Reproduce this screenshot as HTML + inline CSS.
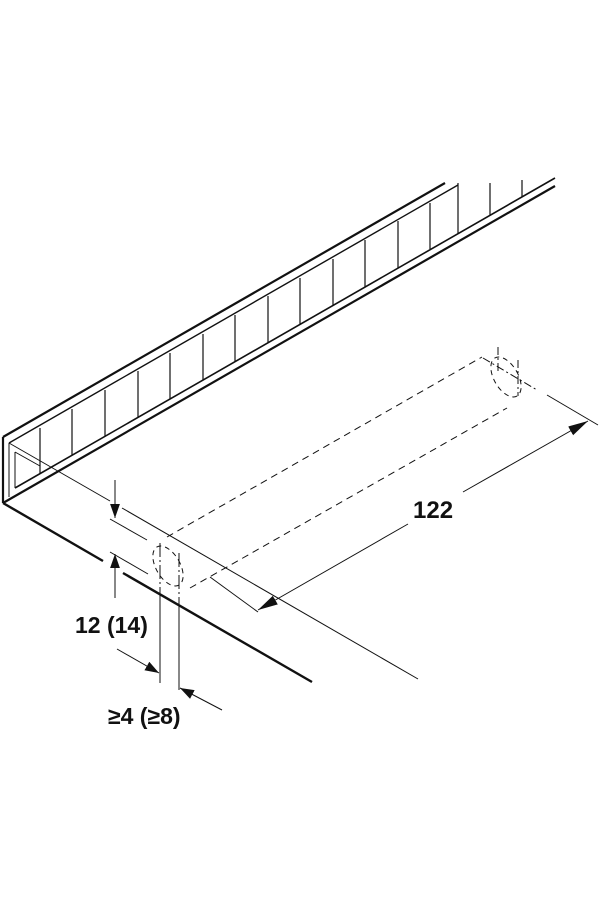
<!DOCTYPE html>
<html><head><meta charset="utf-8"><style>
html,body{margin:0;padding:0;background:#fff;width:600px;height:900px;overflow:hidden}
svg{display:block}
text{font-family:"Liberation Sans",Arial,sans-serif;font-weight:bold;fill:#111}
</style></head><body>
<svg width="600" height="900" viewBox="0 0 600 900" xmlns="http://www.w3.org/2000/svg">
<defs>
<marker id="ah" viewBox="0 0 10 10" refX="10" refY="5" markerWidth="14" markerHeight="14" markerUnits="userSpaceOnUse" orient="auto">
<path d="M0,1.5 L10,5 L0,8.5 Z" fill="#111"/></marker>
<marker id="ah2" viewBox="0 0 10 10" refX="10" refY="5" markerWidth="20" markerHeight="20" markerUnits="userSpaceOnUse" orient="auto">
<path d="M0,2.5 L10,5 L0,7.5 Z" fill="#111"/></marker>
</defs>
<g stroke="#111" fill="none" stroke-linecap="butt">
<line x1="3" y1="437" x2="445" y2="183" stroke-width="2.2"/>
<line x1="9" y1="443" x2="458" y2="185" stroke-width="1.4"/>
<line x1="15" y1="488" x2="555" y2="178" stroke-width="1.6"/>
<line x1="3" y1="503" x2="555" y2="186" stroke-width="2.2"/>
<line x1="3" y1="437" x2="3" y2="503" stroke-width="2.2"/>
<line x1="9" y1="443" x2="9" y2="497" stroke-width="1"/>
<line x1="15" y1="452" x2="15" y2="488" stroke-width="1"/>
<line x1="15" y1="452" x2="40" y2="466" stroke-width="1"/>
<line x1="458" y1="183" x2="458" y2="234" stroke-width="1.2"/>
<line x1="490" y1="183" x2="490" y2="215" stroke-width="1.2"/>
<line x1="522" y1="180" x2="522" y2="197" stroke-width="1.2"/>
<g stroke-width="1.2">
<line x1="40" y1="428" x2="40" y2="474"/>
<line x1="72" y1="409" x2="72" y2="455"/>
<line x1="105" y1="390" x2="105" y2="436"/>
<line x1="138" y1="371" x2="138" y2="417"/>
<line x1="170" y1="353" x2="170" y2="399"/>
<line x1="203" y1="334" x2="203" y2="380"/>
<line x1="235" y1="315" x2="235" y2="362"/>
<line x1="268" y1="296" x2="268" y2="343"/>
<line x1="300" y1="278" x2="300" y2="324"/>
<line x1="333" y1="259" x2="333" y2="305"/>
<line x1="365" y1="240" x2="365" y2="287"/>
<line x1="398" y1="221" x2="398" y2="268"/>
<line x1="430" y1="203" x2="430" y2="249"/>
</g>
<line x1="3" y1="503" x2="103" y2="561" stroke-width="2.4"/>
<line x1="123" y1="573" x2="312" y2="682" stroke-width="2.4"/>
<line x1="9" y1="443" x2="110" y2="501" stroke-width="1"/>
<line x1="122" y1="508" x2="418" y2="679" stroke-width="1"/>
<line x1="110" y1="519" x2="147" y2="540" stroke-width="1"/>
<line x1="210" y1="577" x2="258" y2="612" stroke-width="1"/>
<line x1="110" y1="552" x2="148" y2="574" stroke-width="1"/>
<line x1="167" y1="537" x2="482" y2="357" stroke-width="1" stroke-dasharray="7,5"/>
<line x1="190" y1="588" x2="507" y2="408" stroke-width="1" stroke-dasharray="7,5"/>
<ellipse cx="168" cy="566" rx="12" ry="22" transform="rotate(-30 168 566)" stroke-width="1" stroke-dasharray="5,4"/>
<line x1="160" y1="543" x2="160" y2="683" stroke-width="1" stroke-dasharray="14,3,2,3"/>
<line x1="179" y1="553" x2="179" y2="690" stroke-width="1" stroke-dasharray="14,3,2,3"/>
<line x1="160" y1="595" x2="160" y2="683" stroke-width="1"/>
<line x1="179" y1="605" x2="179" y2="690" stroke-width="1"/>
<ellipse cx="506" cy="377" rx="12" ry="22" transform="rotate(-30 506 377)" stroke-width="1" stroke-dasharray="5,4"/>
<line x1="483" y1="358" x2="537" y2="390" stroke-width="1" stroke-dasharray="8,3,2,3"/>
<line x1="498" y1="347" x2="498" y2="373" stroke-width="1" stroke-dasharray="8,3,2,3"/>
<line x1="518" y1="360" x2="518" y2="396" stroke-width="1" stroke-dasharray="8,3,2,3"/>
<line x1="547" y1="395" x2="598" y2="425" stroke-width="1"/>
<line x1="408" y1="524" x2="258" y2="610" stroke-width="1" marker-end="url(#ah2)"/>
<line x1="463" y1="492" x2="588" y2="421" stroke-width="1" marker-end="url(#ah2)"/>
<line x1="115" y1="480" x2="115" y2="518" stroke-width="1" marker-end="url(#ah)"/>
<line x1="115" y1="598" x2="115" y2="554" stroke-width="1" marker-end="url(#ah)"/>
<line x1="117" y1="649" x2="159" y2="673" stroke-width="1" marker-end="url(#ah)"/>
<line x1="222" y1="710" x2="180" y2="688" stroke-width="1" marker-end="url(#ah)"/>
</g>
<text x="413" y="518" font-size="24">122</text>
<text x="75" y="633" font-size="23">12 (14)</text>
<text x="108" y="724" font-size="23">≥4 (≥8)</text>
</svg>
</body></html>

### Task prompt
Write out the listing above again, exactly, but with no pictures in the copy.

### Exercise response
Reproduce this screenshot as HTML + inline CSS.
<!DOCTYPE html>
<html><head><meta charset="utf-8"><style>
html,body{margin:0;padding:0;background:#fff;width:600px;height:900px;overflow:hidden}
svg{display:block}
text{font-family:"Liberation Sans",Arial,sans-serif;font-weight:bold;fill:#111}
</style></head><body>
<svg width="600" height="900" viewBox="0 0 600 900" xmlns="http://www.w3.org/2000/svg">
<defs>
<marker id="ah" viewBox="0 0 10 10" refX="10" refY="5" markerWidth="14" markerHeight="14" markerUnits="userSpaceOnUse" orient="auto">
<path d="M0,1.5 L10,5 L0,8.5 Z" fill="#111"/></marker>
<marker id="ah2" viewBox="0 0 10 10" refX="10" refY="5" markerWidth="20" markerHeight="20" markerUnits="userSpaceOnUse" orient="auto">
<path d="M0,2.5 L10,5 L0,7.5 Z" fill="#111"/></marker>
</defs>
<g stroke="#111" fill="none" stroke-linecap="butt">
<line x1="3" y1="437" x2="445" y2="183" stroke-width="2.2"/>
<line x1="9" y1="443" x2="458" y2="185" stroke-width="1.4"/>
<line x1="15" y1="488" x2="555" y2="178" stroke-width="1.6"/>
<line x1="3" y1="503" x2="555" y2="186" stroke-width="2.2"/>
<line x1="3" y1="437" x2="3" y2="503" stroke-width="2.2"/>
<line x1="9" y1="443" x2="9" y2="497" stroke-width="1"/>
<line x1="15" y1="452" x2="15" y2="488" stroke-width="1"/>
<line x1="15" y1="452" x2="40" y2="466" stroke-width="1"/>
<line x1="458" y1="183" x2="458" y2="234" stroke-width="1.2"/>
<line x1="490" y1="183" x2="490" y2="215" stroke-width="1.2"/>
<line x1="522" y1="180" x2="522" y2="197" stroke-width="1.2"/>
<g stroke-width="1.2">
<line x1="40" y1="428" x2="40" y2="474"/>
<line x1="72" y1="409" x2="72" y2="455"/>
<line x1="105" y1="390" x2="105" y2="436"/>
<line x1="138" y1="371" x2="138" y2="417"/>
<line x1="170" y1="353" x2="170" y2="399"/>
<line x1="203" y1="334" x2="203" y2="380"/>
<line x1="235" y1="315" x2="235" y2="362"/>
<line x1="268" y1="296" x2="268" y2="343"/>
<line x1="300" y1="278" x2="300" y2="324"/>
<line x1="333" y1="259" x2="333" y2="305"/>
<line x1="365" y1="240" x2="365" y2="287"/>
<line x1="398" y1="221" x2="398" y2="268"/>
<line x1="430" y1="203" x2="430" y2="249"/>
</g>
<line x1="3" y1="503" x2="103" y2="561" stroke-width="2.4"/>
<line x1="123" y1="573" x2="312" y2="682" stroke-width="2.4"/>
<line x1="9" y1="443" x2="110" y2="501" stroke-width="1"/>
<line x1="122" y1="508" x2="418" y2="679" stroke-width="1"/>
<line x1="110" y1="519" x2="147" y2="540" stroke-width="1"/>
<line x1="210" y1="577" x2="258" y2="612" stroke-width="1"/>
<line x1="110" y1="552" x2="148" y2="574" stroke-width="1"/>
<line x1="167" y1="537" x2="482" y2="357" stroke-width="1" stroke-dasharray="7,5"/>
<line x1="190" y1="588" x2="507" y2="408" stroke-width="1" stroke-dasharray="7,5"/>
<ellipse cx="168" cy="566" rx="12" ry="22" transform="rotate(-30 168 566)" stroke-width="1" stroke-dasharray="5,4"/>
<line x1="160" y1="543" x2="160" y2="683" stroke-width="1" stroke-dasharray="14,3,2,3"/>
<line x1="179" y1="553" x2="179" y2="690" stroke-width="1" stroke-dasharray="14,3,2,3"/>
<line x1="160" y1="595" x2="160" y2="683" stroke-width="1"/>
<line x1="179" y1="605" x2="179" y2="690" stroke-width="1"/>
<ellipse cx="506" cy="377" rx="12" ry="22" transform="rotate(-30 506 377)" stroke-width="1" stroke-dasharray="5,4"/>
<line x1="483" y1="358" x2="537" y2="390" stroke-width="1" stroke-dasharray="8,3,2,3"/>
<line x1="498" y1="347" x2="498" y2="373" stroke-width="1" stroke-dasharray="8,3,2,3"/>
<line x1="518" y1="360" x2="518" y2="396" stroke-width="1" stroke-dasharray="8,3,2,3"/>
<line x1="547" y1="395" x2="598" y2="425" stroke-width="1"/>
<line x1="408" y1="524" x2="258" y2="610" stroke-width="1" marker-end="url(#ah2)"/>
<line x1="463" y1="492" x2="588" y2="421" stroke-width="1" marker-end="url(#ah2)"/>
<line x1="115" y1="480" x2="115" y2="518" stroke-width="1" marker-end="url(#ah)"/>
<line x1="115" y1="598" x2="115" y2="554" stroke-width="1" marker-end="url(#ah)"/>
<line x1="117" y1="649" x2="159" y2="673" stroke-width="1" marker-end="url(#ah)"/>
<line x1="222" y1="710" x2="180" y2="688" stroke-width="1" marker-end="url(#ah)"/>
</g>
<text x="413" y="518" font-size="24">122</text>
<text x="75" y="633" font-size="23">12 (14)</text>
<text x="108" y="724" font-size="23">≥4 (≥8)</text>
</svg>
</body></html>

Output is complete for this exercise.